**What needs to be done**
Pictures within the data are to be left out; everything else must be reproduced exactly.

**Data provided**
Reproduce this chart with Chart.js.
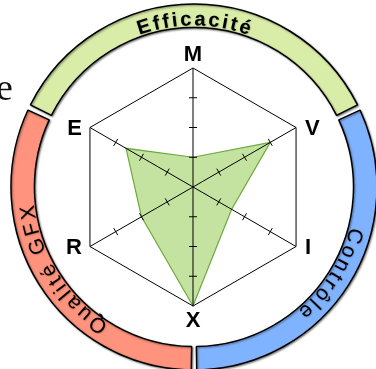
<!DOCTYPE html>
<html>
<head>
<meta charset="utf-8">
<script src="https://cdn.jsdelivr.net/npm/chart.js@4"></script>
<style>
html,body{margin:0;padding:0;background:#fff;overflow:hidden}
#wrap{position:relative;width:376px;height:369px;overflow:hidden}
canvas{position:absolute;left:0;top:0}
#cut{position:absolute;left:-4px;top:68px;font:38px/38px "Liberation Serif","DejaVu Serif",serif;color:#111;margin:0}
</style>
</head>
<body>
<div id="wrap">
  <canvas id="ring" width="376" height="369"></canvas>
  <canvas id="radar" width="376" height="369"></canvas>
  <div id="cut">e</div>
</div>
<script>
// ---- data ----
const axisLabels = ['M', 'V', 'I', 'X', 'R', 'E'];
const scores = [1, 3, 1.5, 4, 2, 2.6];
const scaleMax = 4;
const tickValues = [1, 2, 3];
const groupNames = ['Efficacité', 'Contrôle', 'Qualité GFX'];
const groupWeights = [10, 9, 9];
const groupColors = ['#daeda8', '#80b3ff', '#ff937d'];
const groupBold = [true, false, false];

// ---- ring (doughnut) ----
const ringShadow = {
  id: 'ringShadow',
  beforeDatasetsDraw(chart) {
    const c = chart.ctx; c.save();
    c.shadowColor = 'rgba(0,0,0,0.45)'; c.shadowBlur = 2; c.shadowOffsetX = 1; c.shadowOffsetY = 1;
  },
  afterDatasetsDraw(chart) { chart.ctx.restore(); }
};
const arcText = {
  id: 'arcText',
  afterDatasetsDraw(chart) {
    const c = chart.ctx;
    const meta = chart.getDatasetMeta(0);
    meta.data.forEach((arc, i) => {
      const p = arc.getProps(['x', 'y', 'startAngle', 'endAngle', 'innerRadius', 'outerRadius']);
      const bold = groupBold[i];
      const size = bold ? 20 : 21;
      const spacing = bold ? 3 : 3.6;
      c.save();
      c.font = (bold ? 'bold ' : '') + size + 'px "Liberation Sans", Arial, sans-serif';
      c.fillStyle = '#000';
      c.textAlign = 'center';
      c.textBaseline = 'alphabetic';
      c.shadowColor = 'rgba(0,0,0,0.35)'; c.shadowBlur = 1.5; c.shadowOffsetX = 0.5; c.shadowOffsetY = 0.5;
      const text = groupNames[i];
      const chars = Array.from(text);
      const widths = chars.map(ch => c.measureText(ch).width);
      const total = widths.reduce((a, b) => a + b, 0) + spacing * (chars.length - 1);
      const rMid = (p.innerRadius + p.outerRadius) / 2;
      const cap = size * 0.716;
      const rBase = rMid - cap / 2;
      const mid = (p.startAngle + p.endAngle) / 2;
      let s = -total / 2;
      chars.forEach((ch, k) => {
        const a = mid + (s + widths[k] / 2) / rMid;
        c.save();
        c.translate(p.x + rBase * Math.cos(a), p.y + rBase * Math.sin(a));
        c.rotate(a + Math.PI / 2);
        c.fillText(ch, 0, 0);
        c.restore();
        s += widths[k] + spacing;
      });
      c.restore();
    });
  }
};
new Chart(document.getElementById('ring'), {
  type: 'doughnut',
  data: {
    labels: groupNames,
    datasets: [{
      data: groupWeights,
      backgroundColor: groupColors,
      borderColor: '#000',
      borderWidth: 1.5,
      spacing: 5
    }]
  },
  options: {
    responsive: false, animation: false, devicePixelRatio: 1,
    rotation: -360 * groupWeights[0] / (2 * groupWeights.reduce((a, b) => a + b, 0)),
    radius: 180.5,
    cutout: '87%',
    layout: { padding: { left: 12, top: 5, right: 0, bottom: 0 } },
    plugins: { legend: { display: false }, tooltip: { enabled: false } }
  },
  plugins: [ringShadow, arcText]
});

// ---- radar ----
const tickMarks = {
  id: 'tickMarks',
  afterDraw(chart) {
    const sc = chart.scales.r, c = chart.ctx;
    c.save();
    c.strokeStyle = '#000'; c.lineWidth = 1;
    axisLabels.forEach((_, i) => {
      const a = sc.getIndexAngle(i) - Math.PI / 2;
      const px = -Math.sin(a), py = Math.cos(a);
      tickValues.forEach(v => {
        const pt = sc.getPointPositionForValue(i, v);
        c.beginPath();
        c.moveTo(pt.x - 4 * px, pt.y - 4 * py);
        c.lineTo(pt.x + 4 * px, pt.y + 4 * py);
        c.stroke();
      });
    });
    // axis letters
    c.fillStyle = '#000';
    c.font = 'bold 22px "Liberation Sans", Arial, sans-serif';
    axisLabels.forEach((lab, i) => {
      const pt = sc.getPointPositionForValue(i, scaleMax);
      const dx = pt.x - sc.xCenter;
      if (Math.abs(dx) < 1) {
        c.textAlign = 'center'; c.textBaseline = 'alphabetic';
        if (pt.y < sc.yCenter) c.fillText(lab, pt.x, pt.y - 7);
        else c.fillText(lab, pt.x, pt.y + 21);
      } else if (dx > 0) {
        c.textAlign = 'left'; c.textBaseline = 'middle';
        c.fillText(lab, pt.x + 9, pt.y + 1);
      } else {
        c.textAlign = 'right'; c.textBaseline = 'middle';
        c.fillText(lab, pt.x - 8, pt.y + 1);
      }
    });
    c.restore();
  }
};
new Chart(document.getElementById('radar'), {
  type: 'radar',
  data: {
    labels: axisLabels,
    datasets: [{
      data: scores,
      backgroundColor: '#c4e3a1',
      borderColor: '#6ea83c',
      borderWidth: 1.2,
      pointRadius: 0,
      fill: true
    }]
  },
  options: {
    responsive: false, animation: false, devicePixelRatio: 1,
    layout: { padding: { left: 74, right: 64, top: 68, bottom: 63 } },
    plugins: { legend: { display: false }, tooltip: { enabled: false } },
    scales: {
      r: {
        min: 0, max: scaleMax,
        ticks: { display: false, stepSize: 1 },
        pointLabels: { display: false },
        grid: { z: 1, color: ctx => (ctx.tick && ctx.tick.value === scaleMax) ? '#000' : 'rgba(0,0,0,0)', lineWidth: 1 },
        angleLines: { color: '#000', lineWidth: 1 }
      }
    }
  },
  plugins: [tickMarks]
});
</script>
</body>
</html>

**Exercise answer**
Reproduce this chart with Chart.js.
<!DOCTYPE html>
<html>
<head>
<meta charset="utf-8">
<script src="https://cdn.jsdelivr.net/npm/chart.js@4"></script>
<style>
html,body{margin:0;padding:0;background:#fff;overflow:hidden}
#wrap{position:relative;width:376px;height:369px;overflow:hidden}
canvas{position:absolute;left:0;top:0}
#cut{position:absolute;left:-4px;top:68px;font:38px/38px "Liberation Serif","DejaVu Serif",serif;color:#111;margin:0}
</style>
</head>
<body>
<div id="wrap">
  <canvas id="ring" width="376" height="369"></canvas>
  <canvas id="radar" width="376" height="369"></canvas>
  <div id="cut">e</div>
</div>
<script>
// ---- data ----
const axisLabels = ['M', 'V', 'I', 'X', 'R', 'E'];
const scores = [1, 3, 1.5, 4, 2, 2.6];
const scaleMax = 4;
const tickValues = [1, 2, 3];
const groupNames = ['Efficacité', 'Contrôle', 'Qualité GFX'];
const groupWeights = [10, 9, 9];
const groupColors = ['#daeda8', '#80b3ff', '#ff937d'];
const groupBold = [true, false, false];

// ---- ring (doughnut) ----
const ringShadow = {
  id: 'ringShadow',
  beforeDatasetsDraw(chart) {
    const c = chart.ctx; c.save();
    c.shadowColor = 'rgba(0,0,0,0.45)'; c.shadowBlur = 2; c.shadowOffsetX = 1; c.shadowOffsetY = 1;
  },
  afterDatasetsDraw(chart) { chart.ctx.restore(); }
};
const arcText = {
  id: 'arcText',
  afterDatasetsDraw(chart) {
    const c = chart.ctx;
    const meta = chart.getDatasetMeta(0);
    meta.data.forEach((arc, i) => {
      const p = arc.getProps(['x', 'y', 'startAngle', 'endAngle', 'innerRadius', 'outerRadius']);
      const bold = groupBold[i];
      const size = bold ? 20 : 21;
      const spacing = bold ? 3 : 3.6;
      c.save();
      c.font = (bold ? 'bold ' : '') + size + 'px "Liberation Sans", Arial, sans-serif';
      c.fillStyle = '#000';
      c.textAlign = 'center';
      c.textBaseline = 'alphabetic';
      c.shadowColor = 'rgba(0,0,0,0.35)'; c.shadowBlur = 1.5; c.shadowOffsetX = 0.5; c.shadowOffsetY = 0.5;
      const text = groupNames[i];
      const chars = Array.from(text);
      const widths = chars.map(ch => c.measureText(ch).width);
      const total = widths.reduce((a, b) => a + b, 0) + spacing * (chars.length - 1);
      const rMid = (p.innerRadius + p.outerRadius) / 2;
      const cap = size * 0.716;
      const rBase = rMid - cap / 2;
      const mid = (p.startAngle + p.endAngle) / 2;
      let s = -total / 2;
      chars.forEach((ch, k) => {
        const a = mid + (s + widths[k] / 2) / rMid;
        c.save();
        c.translate(p.x + rBase * Math.cos(a), p.y + rBase * Math.sin(a));
        c.rotate(a + Math.PI / 2);
        c.fillText(ch, 0, 0);
        c.restore();
        s += widths[k] + spacing;
      });
      c.restore();
    });
  }
};
new Chart(document.getElementById('ring'), {
  type: 'doughnut',
  data: {
    labels: groupNames,
    datasets: [{
      data: groupWeights,
      backgroundColor: groupColors,
      borderColor: '#000',
      borderWidth: 1.5,
      spacing: 5
    }]
  },
  options: {
    responsive: false, animation: false, devicePixelRatio: 1,
    rotation: -360 * groupWeights[0] / (2 * groupWeights.reduce((a, b) => a + b, 0)),
    radius: 180.5,
    cutout: '87%',
    layout: { padding: { left: 12, top: 5, right: 0, bottom: 0 } },
    plugins: { legend: { display: false }, tooltip: { enabled: false } }
  },
  plugins: [ringShadow, arcText]
});

// ---- radar ----
const tickMarks = {
  id: 'tickMarks',
  afterDraw(chart) {
    const sc = chart.scales.r, c = chart.ctx;
    c.save();
    c.strokeStyle = '#000'; c.lineWidth = 1;
    axisLabels.forEach((_, i) => {
      const a = sc.getIndexAngle(i) - Math.PI / 2;
      const px = -Math.sin(a), py = Math.cos(a);
      tickValues.forEach(v => {
        const pt = sc.getPointPositionForValue(i, v);
        c.beginPath();
        c.moveTo(pt.x - 4 * px, pt.y - 4 * py);
        c.lineTo(pt.x + 4 * px, pt.y + 4 * py);
        c.stroke();
      });
    });
    // axis letters
    c.fillStyle = '#000';
    c.font = 'bold 22px "Liberation Sans", Arial, sans-serif';
    axisLabels.forEach((lab, i) => {
      const pt = sc.getPointPositionForValue(i, scaleMax);
      const dx = pt.x - sc.xCenter;
      if (Math.abs(dx) < 1) {
        c.textAlign = 'center'; c.textBaseline = 'alphabetic';
        if (pt.y < sc.yCenter) c.fillText(lab, pt.x, pt.y - 7);
        else c.fillText(lab, pt.x, pt.y + 21);
      } else if (dx > 0) {
        c.textAlign = 'left'; c.textBaseline = 'middle';
        c.fillText(lab, pt.x + 9, pt.y + 1);
      } else {
        c.textAlign = 'right'; c.textBaseline = 'middle';
        c.fillText(lab, pt.x - 8, pt.y + 1);
      }
    });
    c.restore();
  }
};
new Chart(document.getElementById('radar'), {
  type: 'radar',
  data: {
    labels: axisLabels,
    datasets: [{
      data: scores,
      backgroundColor: '#c4e3a1',
      borderColor: '#6ea83c',
      borderWidth: 1.2,
      pointRadius: 0,
      fill: true
    }]
  },
  options: {
    responsive: false, animation: false, devicePixelRatio: 1,
    layout: { padding: { left: 74, right: 64, top: 68, bottom: 63 } },
    plugins: { legend: { display: false }, tooltip: { enabled: false } },
    scales: {
      r: {
        min: 0, max: scaleMax,
        ticks: { display: false, stepSize: 1 },
        pointLabels: { display: false },
        grid: { z: 1, color: ctx => (ctx.tick && ctx.tick.value === scaleMax) ? '#000' : 'rgba(0,0,0,0)', lineWidth: 1 },
        angleLines: { color: '#000', lineWidth: 1 }
      }
    }
  },
  plugins: [tickMarks]
});
</script>
</body>
</html>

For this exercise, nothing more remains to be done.